The new DSM describes a problematic pattern of use of an intoxicating substance leading to clinically significant impairment or distress, as manifested by at least two of the following, occurring within a 12-month period:
1. The substance is often taken in larger amounts or over a longer period than was intended.
2. There is a persistent desire or unsuccessful effort to cut down or control use of the substance.
3. A great deal of time is spent in activities necessary to obtain the substance, use the substance, or recover from its effects.
4. Craving, or a strong desire or urge to use the substance.
5. Recurrent use of the substance resulting in a failure to fulfill major role obligations at work, school, or home.
6. Continued use of the substance despite having persistent or recurrent social or interpersonal problems caused or exacerbated by the effects of its use.
7. Important social, occupational, or recreational activities are given up or reduced because of use of the substance.

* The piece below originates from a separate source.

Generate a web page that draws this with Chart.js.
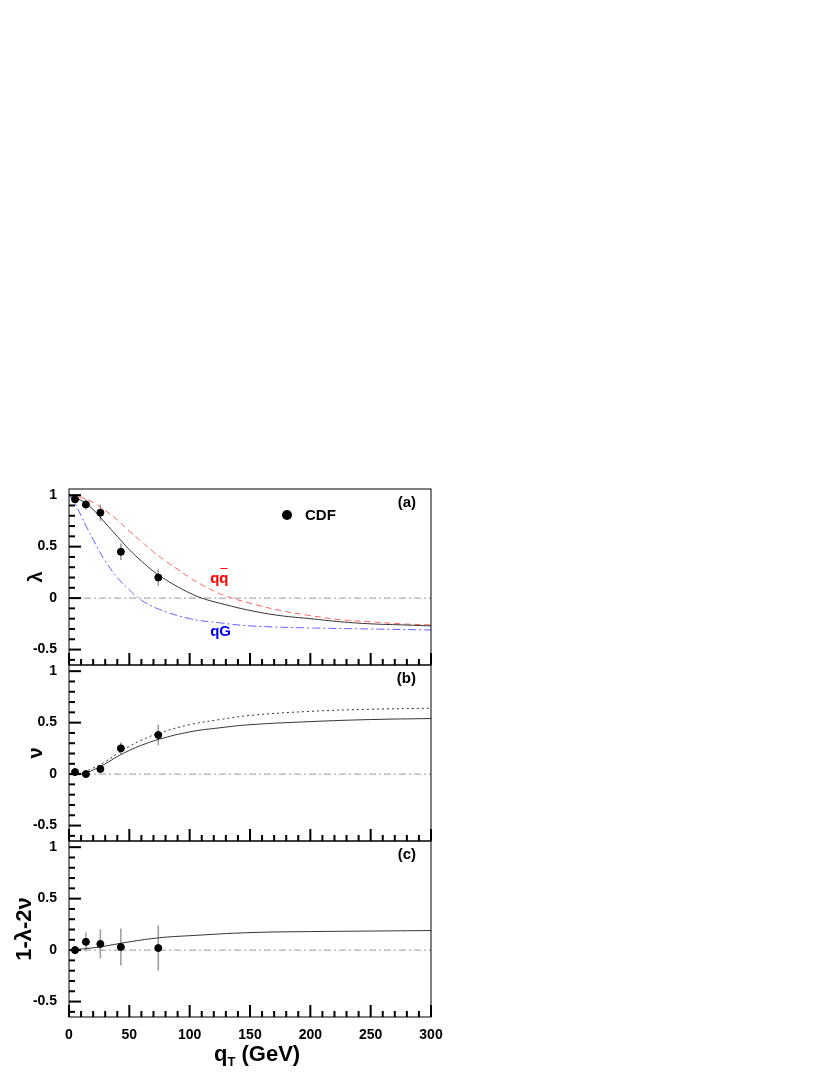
<!DOCTYPE html>
<html>
<head>
<meta charset="utf-8">
<script src="https://cdn.jsdelivr.net/npm/chart.js@4"></script>
<style>
body{margin:0;background:#fff;width:830px;height:1075px;position:relative;overflow:hidden}
canvas{position:absolute;left:0}
</style>
</head>
<body>
<canvas id="pa"></canvas>
<canvas id="pb"></canvas>
<canvas id="pc"></canvas>
<script>
// punti CDF (qT, valore, errore)
const cdfQt = [5, 14, 26, 43, 74];
const lambdaVal = [0.96, 0.91, 0.83, 0.45, 0.20];
const lambdaErr = [0.04, 0.05, 0.08, 0.08, 0.08];
const nuVal = [0.02, 0.0, 0.05, 0.25, 0.38];
const nuErr = [0.03, 0.03, 0.03, 0.06, 0.10];
const lamTamVal = [0.0, 0.08, 0.06, 0.03, 0.02];
const lamTamErr = [0.03, 0.09, 0.14, 0.18, 0.22];

// curve teoriche
const lamTotX = [0,10,20,30,40,50,60,70,80,90,100,110,125,150,175,200,225,250,275,300];
const lamTotY = [1.0,0.95,0.86,0.73,0.60,0.47,0.36,0.26,0.18,0.11,0.05,0.0,-0.05,-0.12,-0.17,-0.20,-0.23,-0.25,-0.26,-0.27];
const lamQqX = [0,10,20,30,40,50,60,70,80,90,100,110,120,130,150,175,200,225,250,275,300];
const lamQqY = [1.0,0.98,0.93,0.85,0.76,0.65,0.55,0.45,0.36,0.28,0.20,0.13,0.07,0.02,-0.05,-0.12,-0.17,-0.21,-0.23,-0.25,-0.26];
const lamQgX = [0,5,10,15,20,25,30,40,50,60,75,100,125,150,200,250,300];
const lamQgY = [1.0,0.92,0.80,0.68,0.57,0.46,0.36,0.20,0.08,-0.02,-0.11,-0.20,-0.24,-0.27,-0.29,-0.30,-0.31];
const nuX = [0,10,20,30,40,50,60,75,100,125,150,200,250,300];
const nuSolidY = [0,0.0,0.04,0.10,0.17,0.23,0.28,0.34,0.41,0.45,0.48,0.51,0.53,0.54];
const nuDotY = [0,0.01,0.06,0.12,0.20,0.27,0.33,0.40,0.48,0.53,0.57,0.61,0.63,0.64];
const ltX = [0,10,25,50,75,100,150,200,250,300];
const ltY = [0,0.01,0.03,0.08,0.12,0.14,0.17,0.18,0.185,0.19];

const xTicks = [0,50,100,150,200,250,300];
const yTicks = [-0.5,0,0.5,1];

const FONT = "'Liberation Sans', Arial, sans-serif";

function pts(xs, ys){ return xs.map((x,i)=>({x:x, y:ys[i]})); }

function curva(xs, ys, color, dash){
    return {type:'line', data:pts(xs,ys), borderColor:color, borderWidth:1, borderDash:dash,
            pointRadius:0, tension:0.4, fill:false, showLine:true};
}

// plugin: cornice, tacche, linea dello zero, barre di errore, testi
const decor = {
    id:'decor',
    beforeDatasetsDraw(chart, args, o){
        const ctx = chart.ctx, a = chart.chartArea;
        const xs = chart.scales.x, ys = chart.scales.y;
        ctx.save();
        ctx.strokeStyle = '#999'; ctx.lineWidth = 1; ctx.setLineDash([7,3,2,3]);
        ctx.beginPath(); ctx.moveTo(a.left, ys.getPixelForValue(0)); ctx.lineTo(a.right, ys.getPixelForValue(0)); ctx.stroke();
        ctx.setLineDash([]);
        ctx.strokeStyle = '#999'; ctx.lineWidth = 1.5;
        o.val.forEach((v,i)=>{
            const px = xs.getPixelForValue(cdfQt[i]);
            ctx.beginPath();
            ctx.moveTo(px, ys.getPixelForValue(v - o.err[i]));
            ctx.lineTo(px, ys.getPixelForValue(v + o.err[i]));
            ctx.stroke();
        });
        ctx.restore();
    },
    afterDraw(chart, args, o){
        const ctx = chart.ctx, a = chart.chartArea;
        const xs = chart.scales.x, ys = chart.scales.y;
        ctx.save();
        ctx.strokeStyle = '#000'; ctx.lineWidth = 1;
        ctx.strokeRect(a.left, a.top, a.right - a.left, a.bottom - a.top);
        ctx.lineWidth = 2;
        for(let k=-6;k<=10;k++){
            const py = ys.getPixelForValue(k/10);
            if(py < a.top || py > a.bottom) continue;
            const len = (k % 5 === 0) ? 12 : 6;
            ctx.beginPath(); ctx.moveTo(a.left, py); ctx.lineTo(a.left + len, py); ctx.stroke();
        }
        for(let q=0;q<=300;q+=10){
            const px = xs.getPixelForValue(q);
            const len = (q % 50 === 0) ? 12 : 6;
            ctx.beginPath(); ctx.moveTo(px, a.bottom); ctx.lineTo(px, a.bottom - len); ctx.stroke();
        }
        ctx.fillStyle = '#000';
        ctx.font = 'bold 15px ' + FONT;
        ctx.textAlign = 'right'; ctx.textBaseline = 'middle';
        ctx.fillText(o.tag, a.right - 15, a.top + 14);
        if(o.legend){
            ctx.beginPath(); ctx.arc(a.right - 144, a.top + 26, 5, 0, 2*Math.PI); ctx.fill();
            ctx.textAlign = 'left'; ctx.font = 'bold 15px ' + FONT;
            ctx.fillText('CDF', a.right - 126, a.top + 27);
            ctx.fillStyle = '#f00';
            const qx = xs.getPixelForValue(117), qy = ys.getPixelForValue(0.19);
            ctx.fillText('qq', qx, qy);
            const w1 = ctx.measureText('q').width, w2 = ctx.measureText('qq').width;
            ctx.strokeStyle = '#f00'; ctx.lineWidth = 1;
            ctx.beginPath(); ctx.moveTo(qx + w1 + 1, qy - 10); ctx.lineTo(qx + w2 - 1, qy - 10); ctx.stroke();
            ctx.fillStyle = '#00f';
            ctx.fillText('qG', xs.getPixelForValue(117), ys.getPixelForValue(-0.33));
        }
        if(o.xtitle){
            ctx.fillStyle = '#000'; ctx.textAlign = 'left'; ctx.textBaseline = 'alphabetic';
            ctx.font = 'bold 22px ' + FONT;
            const x0 = 214, y0 = a.bottom + 44;
            ctx.fillText('q', x0, y0);
            const wq = ctx.measureText('q').width;
            ctx.font = 'bold 13px ' + FONT;
            ctx.fillText('T', x0 + wq, y0 + 5);
            const wt = ctx.measureText('T').width;
            ctx.font = 'bold 22px ' + FONT;
            ctx.fillText(' (GeV)', x0 + wq + wt, y0);
        }
        ctx.restore();
    }
};

function pannello(id, top, height, datasets, ytitle, ytitleSize, titlePad, opts, showX){
    const cv = document.getElementById(id);
    cv.style.top = top + 'px';
    cv.width = 460; cv.height = height;
    cv.style.width = '460px'; cv.style.height = height + 'px';
    return new Chart(cv, {
        type:'scatter',
        data:{datasets:datasets},
        options:{
            responsive:false, animation:false, devicePixelRatio:1,
            layout:{padding:{top:0, right:29, left:0, bottom:0}},
            plugins:{legend:{display:false}, tooltip:{enabled:false}, decor:opts},
            scales:{
                x:{type:'linear', min:0, max:300, display:showX,
                   grid:{display:false}, border:{display:false},
                   afterFit(s){ s.height = showX ? 58 : 0; s.paddingLeft = 0; s.paddingRight = 0; },
                   afterBuildTicks(s){ s.ticks = xTicks.map(v=>({value:v})); },
                   ticks:{font:{family:FONT, size:14, weight:'bold'}, color:'#000', padding:2, maxRotation:0}},
                y:{type:'linear', min:-0.65, max:1.06,
                   grid:{display:false}, border:{display:false},
                   afterFit(s){ s.width = 69; s.paddingTop = 0; s.paddingBottom = 0; },
                   afterBuildTicks(s){ s.ticks = yTicks.map(v=>({value:v})); },
                   ticks:{font:{family:FONT, size:14, weight:'bold'}, color:'#000', padding:4,
                          callback:(v)=>String(v)},
                   title:{display:true, text:ytitle, font:{family:FONT, size:ytitleSize, weight:'bold'}, color:'#000',
                          padding:{top:titlePad, bottom:0}}}
            }
        },
        plugins:[decor]
    });
}

function punti(vals){
    return {type:'scatter', data:pts(cdfQt, vals), backgroundColor:'#000', borderColor:'#000', pointRadius:3.5};
}

pannello('pa', 484, 186, [
    punti(lambdaVal),
    curva(lamTotX, lamTotY, '#333', []),
    curva(lamQqX, lamQqY, '#ff6060', [6,4]),
    curva(lamQgX, lamQgY, '#6060ff', [8,3,2,3])
], 'λ', 20, 24, {tag:'(a)', val:lambdaVal, err:lambdaErr, legend:true}, false);

pannello('pb', 660, 186, [
    punti(nuVal),
    curva(nuX, nuSolidY, '#333', []),
    curva(nuX, nuDotY, '#333', [2,3])
], 'ν', 20, 24, {tag:'(b)', val:nuVal, err:nuErr}, false);

pannello('pc', 836, 239, [
    punti(lamTamVal),
    curva(ltX, ltY, '#333', [])
], '1-λ-2ν', 22, 12, {tag:'(c)', val:lamTamVal, err:lamTamErr, xtitle:true}, true);
</script>
</body>
</html>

8. Recurrent use of the substance in situations in which it is physically hazardous.
9. Use of the substance is continued despite knowledge of having a persistent or recurrent physical or psychological problem that is likely to have been caused or exacerbated by the substance.
10. Tolerance, as defined by either of the following:
a) A need for markedly increased amounts of the substance to achieve intoxication or desired effect.
b) A markedly diminished effect with continued use of the same amount of the substance.
11.Withdrawal, as manifested by either of the following:
a) The characteristic withdrawal syndrome for that substance (as specified in the DSM- 5 for each substance).
b) The substance (or a closely related substance) is taken to relieve or avoid withdrawal symptoms.”
The above list and paragraphs take from The Science of Drug Abuse and Addiction: The Basics – an article that contains virtually no science. Note That the APA doesn’t use the term “drug addiction” substituting “substance use disorder” and you only need two to suffer from this malady. Primary Polydipsia, and hence water, makes it with the first two criteria. Water also satisfies #4.
I use an older and more exacting definition of drug addiction. A drug or substance is addictive if it associated with all four of the following: habituation, dependence, tolerance, and withdrawal. By these strict pharmacological criteria, both nicotine and cocaine are not addictive drugs. They may be habit forming and very hard to abandon, but they are not addicting. Scores of millions of people have voluntarily stopped smoking. Thus they have made up their mind to stop having a “disease” – a clear contradiction in terms. The NIDA attempts to defuse this criticism with the following: “The initial decision to take drugs is mostly voluntary. However, when addiction takes over, a person’s ability to exert self-control can become seriously impaired. Brain-imaging studies from people addicted to drugs show physical changes in areas of the brain that are critical for judgment, decisionmaking, learning, memory, and behavior control. Scientists believe that these changes alter the way the brain works and may help explain the compulsive and destructive behaviors of an addicted person.” This declaration is a non-explanatory response to people voluntarily stopping the chronic use of habituating drugs. Tobacco use is not a disease; it’s a bad and dangerous habit that commonly causes real diseases.
The reality of redefining things, is that it works. No matter how much we say we distrust the government and its congeners, we believe what they tell us, no matter how outlandish the utterance, if they tell it to us often enough. But it’s getting harder by the day to distinguish science from science fiction. Maybe it’s better to be a rodent on the run or on the wheel.
Abe Lincoln: If a gerbil’s tail were a leg, how many legs would it have?
Voter: 5
Abe Lincoln: Wrong. It’s 4, because a tail is not a leg.